What is meant is that the Government of India should not prevent by any sanctions it has over its citizens from moving within in any other country if that other country has no objection to their travelling within its territory.

The law is now settled that no article in Part III is an island but Part of a continent, and the conspectus of the whole part gives the direction and correction needed for interpretation of these basic provisions. Man is not dissectible into separate limbs and, likewise, cardinal rights in an organic constitution, which make man human have a synthesis. The proposition is indubitable that Art. 21 does not, in a given situation exclude Art. 19 if both rights are breached.

It is a salutary thought that the summit court should not interpret constitutional rights enshrined in Part III to choke its life-breath or chill its elan vital by processes of legalism, overruling the enduring values burning in the bosoms of those who won our independence and drew up our founding document.

Restraints are permissible only to the extent they have nexus with the approved object

High constitutional policy has harmonised individual freedoms with holistic community good by inscribing exceptions to Art. 19(1) in Art 19(2) to (6). Even so, what is fundamental is the freedom, not the exception. More importantly, restraints are permissible only to the extent they have nexus with the approved object. No verbal labels but real values are the governing considerations in the exploration and adjudication of constitutional prescriptions and proscriptions.

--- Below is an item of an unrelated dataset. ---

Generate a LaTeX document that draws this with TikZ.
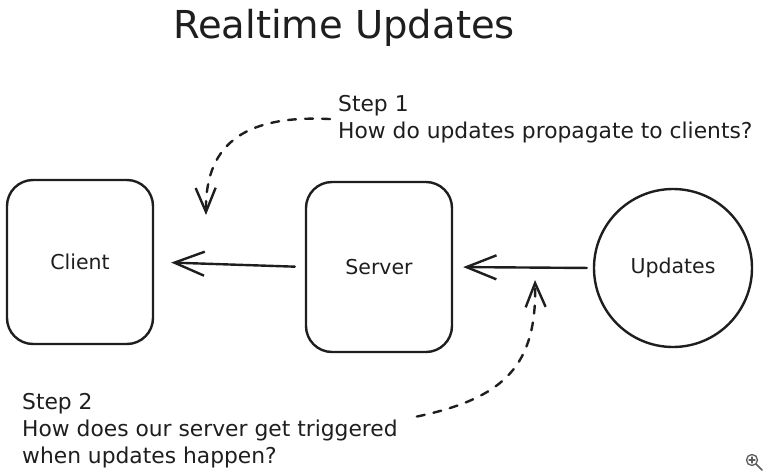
\documentclass[tikz,border=0pt]{standalone}
\usepackage{fontspec}
\setmainfont{DejaVu Sans}
\usetikzlibrary{arrows.meta}
\definecolor{ink}{HTML}{1E1E1E}
\definecolor{uigray}{HTML}{5C5C5C}
\begin{document}
\begin{tikzpicture}[x=1pt, y=-1pt, line cap=round, line join=round,
  stroke/.style={draw=ink, line width=2.4pt},
  box/.style={stroke, rounded corners=26pt, inner sep=0pt},
  label/.style={text=ink, font=\fontsize{20.5}{24}\selectfont},
  note/.style={text=ink, font=\fontsize{21.8}{27}\selectfont, align=left,
    inner sep=0pt, anchor=north west},
  flow/.style={stroke, -{Straight Barb[length=30pt, width=24pt]}},
  hint/.style={stroke, dash pattern=on 8pt off 9pt,
    -{Straight Barb[length=24pt, width=20pt]}}
]
\useasboundingbox (0,0) rectangle (769,474);

% title
\node[text=ink, font=\fontsize{38.5}{44}\selectfont] (title) at (344,28) {Realtime Updates};

% components
\node[box, label, minimum width=146pt, minimum height=164pt] (client) at (80,262) {Client};
\node[box, label, minimum width=146pt, minimum height=170pt] (server) at (379,267) {Server};
\node[stroke, circle, label, minimum size=158pt, inner sep=0pt] (updates) at (673,268) {Updates};

% data flow
\draw[flow, shorten <=10pt, shorten >=17pt] (server.west) -- (client.east);
\draw[flow, shorten <=6pt, shorten >=10pt] (updates.west) -- (server.east);

% annotations
\node[note] (step1) at (338,95) {Step 1\\How do updates propagate to clients?};
\node[note] (step2) at (22,393) {Step 2\\How does our server get triggered\\when updates happen?};

\coordinate (s1tip) at (206,215);
\coordinate (s2tip) at (535,280);
\draw[hint] ([xshift=-8pt]step1.west) .. controls (250,115) and (205,140) .. (s1tip);
\draw[hint] ([shift={(19pt,14pt)}]step2.east) .. controls (505,398) and (537,365) .. (s2tip);

% zoom control
\draw[uigray, line width=1.3pt] (752,460) circle (5.5pt);
\draw[uigray, line width=1.2pt] (749,460) -- (755,460) (752,457) -- (752,463);
\draw[uigray, line width=1.5pt] (756.2,464.2) -- (762,470);
\end{tikzpicture}
\end{document}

Governments come and go, but the fundamental rights of the people cannot be subject to the wishful value-sets of political regimes of the passing day. Locomotion in some situation is necessarily involved in the exercise of the specified fundamental rights as an associated or integrated right. Travel, simpliciter, is peripheral to and not necessarily fundamental in Art. 19 Free speech is feasible without movement beyond country. The delicate, yet difficult, phase of the controversy arrives where free speech and free practice of profession are inextricably interwoven with travel abroad.